Repeat the lines below exactly as they appear, but leave out the images.

# START OF Dataset section

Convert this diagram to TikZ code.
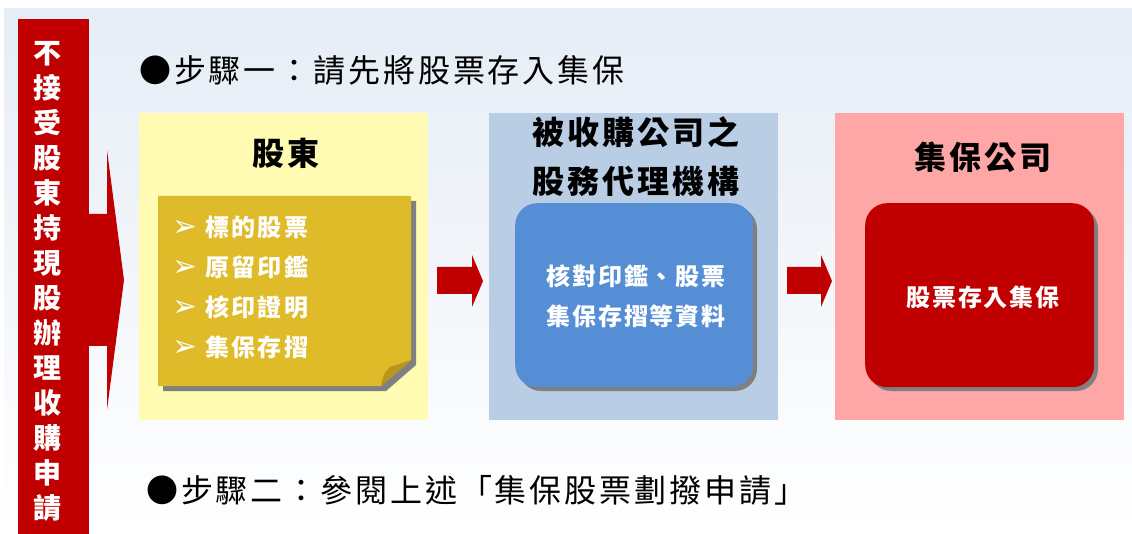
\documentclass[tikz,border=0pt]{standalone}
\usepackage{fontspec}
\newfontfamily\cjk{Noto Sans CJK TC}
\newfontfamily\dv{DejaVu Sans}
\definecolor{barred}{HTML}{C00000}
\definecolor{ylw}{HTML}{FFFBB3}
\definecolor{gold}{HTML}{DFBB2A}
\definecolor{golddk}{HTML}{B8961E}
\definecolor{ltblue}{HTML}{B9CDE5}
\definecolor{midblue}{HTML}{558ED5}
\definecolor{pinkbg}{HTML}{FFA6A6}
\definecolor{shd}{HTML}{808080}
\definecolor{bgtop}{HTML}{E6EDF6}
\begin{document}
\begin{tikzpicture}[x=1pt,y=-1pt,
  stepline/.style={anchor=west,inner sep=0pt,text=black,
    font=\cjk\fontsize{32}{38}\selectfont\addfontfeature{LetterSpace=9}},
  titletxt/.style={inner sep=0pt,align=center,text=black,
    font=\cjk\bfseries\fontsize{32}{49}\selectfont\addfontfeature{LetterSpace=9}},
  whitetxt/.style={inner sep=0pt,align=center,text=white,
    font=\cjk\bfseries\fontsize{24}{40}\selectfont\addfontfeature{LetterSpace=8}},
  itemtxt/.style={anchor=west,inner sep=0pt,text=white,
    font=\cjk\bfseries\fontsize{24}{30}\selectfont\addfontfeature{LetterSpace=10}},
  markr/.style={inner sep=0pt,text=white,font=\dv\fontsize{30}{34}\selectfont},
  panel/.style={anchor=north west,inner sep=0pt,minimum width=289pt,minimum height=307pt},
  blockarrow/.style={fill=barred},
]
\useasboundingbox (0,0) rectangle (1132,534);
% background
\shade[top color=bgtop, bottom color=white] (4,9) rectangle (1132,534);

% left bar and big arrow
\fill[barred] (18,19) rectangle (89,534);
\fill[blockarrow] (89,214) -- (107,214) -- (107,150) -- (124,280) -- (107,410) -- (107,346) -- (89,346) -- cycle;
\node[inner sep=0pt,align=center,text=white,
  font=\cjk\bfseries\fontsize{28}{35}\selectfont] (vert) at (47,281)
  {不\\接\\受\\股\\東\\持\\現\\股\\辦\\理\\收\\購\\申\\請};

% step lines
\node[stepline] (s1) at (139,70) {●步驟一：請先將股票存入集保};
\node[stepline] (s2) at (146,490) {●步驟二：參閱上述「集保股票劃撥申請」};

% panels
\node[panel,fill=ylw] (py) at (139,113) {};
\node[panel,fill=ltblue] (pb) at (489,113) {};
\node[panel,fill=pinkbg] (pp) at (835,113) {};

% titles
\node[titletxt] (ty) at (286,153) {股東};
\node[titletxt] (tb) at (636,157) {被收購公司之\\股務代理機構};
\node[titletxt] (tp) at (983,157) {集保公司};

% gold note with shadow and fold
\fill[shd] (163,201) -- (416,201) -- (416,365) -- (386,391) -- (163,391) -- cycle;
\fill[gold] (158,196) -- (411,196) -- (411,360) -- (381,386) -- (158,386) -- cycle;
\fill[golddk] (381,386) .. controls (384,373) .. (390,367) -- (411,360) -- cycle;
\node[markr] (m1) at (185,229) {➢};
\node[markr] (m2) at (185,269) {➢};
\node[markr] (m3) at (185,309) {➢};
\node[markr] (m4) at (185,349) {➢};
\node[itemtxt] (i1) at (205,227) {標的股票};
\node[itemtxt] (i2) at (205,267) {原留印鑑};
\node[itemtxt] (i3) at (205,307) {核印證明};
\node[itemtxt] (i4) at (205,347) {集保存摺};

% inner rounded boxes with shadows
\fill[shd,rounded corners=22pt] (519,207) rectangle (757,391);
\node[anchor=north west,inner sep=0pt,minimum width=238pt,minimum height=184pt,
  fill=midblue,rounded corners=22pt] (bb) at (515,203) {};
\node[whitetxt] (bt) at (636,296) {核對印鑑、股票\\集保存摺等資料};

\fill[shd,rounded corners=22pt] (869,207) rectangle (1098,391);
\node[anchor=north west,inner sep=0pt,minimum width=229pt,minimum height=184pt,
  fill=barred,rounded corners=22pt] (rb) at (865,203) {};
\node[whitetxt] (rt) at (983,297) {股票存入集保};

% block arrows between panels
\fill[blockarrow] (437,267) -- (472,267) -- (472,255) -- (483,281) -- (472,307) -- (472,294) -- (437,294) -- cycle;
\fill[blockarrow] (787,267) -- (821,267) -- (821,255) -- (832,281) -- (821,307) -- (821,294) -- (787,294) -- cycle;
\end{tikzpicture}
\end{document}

# END OF Dataset section

__Expected answer__
Convert this diagram to TikZ code.
\documentclass[tikz,border=0pt]{standalone}
\usepackage{fontspec}
\newfontfamily\cjk{Noto Sans CJK TC}
\newfontfamily\dv{DejaVu Sans}
\definecolor{barred}{HTML}{C00000}
\definecolor{ylw}{HTML}{FFFBB3}
\definecolor{gold}{HTML}{DFBB2A}
\definecolor{golddk}{HTML}{B8961E}
\definecolor{ltblue}{HTML}{B9CDE5}
\definecolor{midblue}{HTML}{558ED5}
\definecolor{pinkbg}{HTML}{FFA6A6}
\definecolor{shd}{HTML}{808080}
\definecolor{bgtop}{HTML}{E6EDF6}
\begin{document}
\begin{tikzpicture}[x=1pt,y=-1pt,
  stepline/.style={anchor=west,inner sep=0pt,text=black,
    font=\cjk\fontsize{32}{38}\selectfont\addfontfeature{LetterSpace=9}},
  titletxt/.style={inner sep=0pt,align=center,text=black,
    font=\cjk\bfseries\fontsize{32}{49}\selectfont\addfontfeature{LetterSpace=9}},
  whitetxt/.style={inner sep=0pt,align=center,text=white,
    font=\cjk\bfseries\fontsize{24}{40}\selectfont\addfontfeature{LetterSpace=8}},
  itemtxt/.style={anchor=west,inner sep=0pt,text=white,
    font=\cjk\bfseries\fontsize{24}{30}\selectfont\addfontfeature{LetterSpace=10}},
  markr/.style={inner sep=0pt,text=white,font=\dv\fontsize{30}{34}\selectfont},
  panel/.style={anchor=north west,inner sep=0pt,minimum width=289pt,minimum height=307pt},
  blockarrow/.style={fill=barred},
]
\useasboundingbox (0,0) rectangle (1132,534);
% background
\shade[top color=bgtop, bottom color=white] (4,9) rectangle (1132,534);

% left bar and big arrow
\fill[barred] (18,19) rectangle (89,534);
\fill[blockarrow] (89,214) -- (107,214) -- (107,150) -- (124,280) -- (107,410) -- (107,346) -- (89,346) -- cycle;
\node[inner sep=0pt,align=center,text=white,
  font=\cjk\bfseries\fontsize{28}{35}\selectfont] (vert) at (47,281)
  {不\\接\\受\\股\\東\\持\\現\\股\\辦\\理\\收\\購\\申\\請};

% step lines
\node[stepline] (s1) at (139,70) {●步驟一：請先將股票存入集保};
\node[stepline] (s2) at (146,490) {●步驟二：參閱上述「集保股票劃撥申請」};

% panels
\node[panel,fill=ylw] (py) at (139,113) {};
\node[panel,fill=ltblue] (pb) at (489,113) {};
\node[panel,fill=pinkbg] (pp) at (835,113) {};

% titles
\node[titletxt] (ty) at (286,153) {股東};
\node[titletxt] (tb) at (636,157) {被收購公司之\\股務代理機構};
\node[titletxt] (tp) at (983,157) {集保公司};

% gold note with shadow and fold
\fill[shd] (163,201) -- (416,201) -- (416,365) -- (386,391) -- (163,391) -- cycle;
\fill[gold] (158,196) -- (411,196) -- (411,360) -- (381,386) -- (158,386) -- cycle;
\fill[golddk] (381,386) .. controls (384,373) .. (390,367) -- (411,360) -- cycle;
\node[markr] (m1) at (185,229) {➢};
\node[markr] (m2) at (185,269) {➢};
\node[markr] (m3) at (185,309) {➢};
\node[markr] (m4) at (185,349) {➢};
\node[itemtxt] (i1) at (205,227) {標的股票};
\node[itemtxt] (i2) at (205,267) {原留印鑑};
\node[itemtxt] (i3) at (205,307) {核印證明};
\node[itemtxt] (i4) at (205,347) {集保存摺};

% inner rounded boxes with shadows
\fill[shd,rounded corners=22pt] (519,207) rectangle (757,391);
\node[anchor=north west,inner sep=0pt,minimum width=238pt,minimum height=184pt,
  fill=midblue,rounded corners=22pt] (bb) at (515,203) {};
\node[whitetxt] (bt) at (636,296) {核對印鑑、股票\\集保存摺等資料};

\fill[shd,rounded corners=22pt] (869,207) rectangle (1098,391);
\node[anchor=north west,inner sep=0pt,minimum width=229pt,minimum height=184pt,
  fill=barred,rounded corners=22pt] (rb) at (865,203) {};
\node[whitetxt] (rt) at (983,297) {股票存入集保};

% block arrows between panels
\fill[blockarrow] (437,267) -- (472,267) -- (472,255) -- (483,281) -- (472,307) -- (472,294) -- (437,294) -- cycle;
\fill[blockarrow] (787,267) -- (821,267) -- (821,255) -- (832,281) -- (821,307) -- (821,294) -- (787,294) -- cycle;
\end{tikzpicture}
\end{document}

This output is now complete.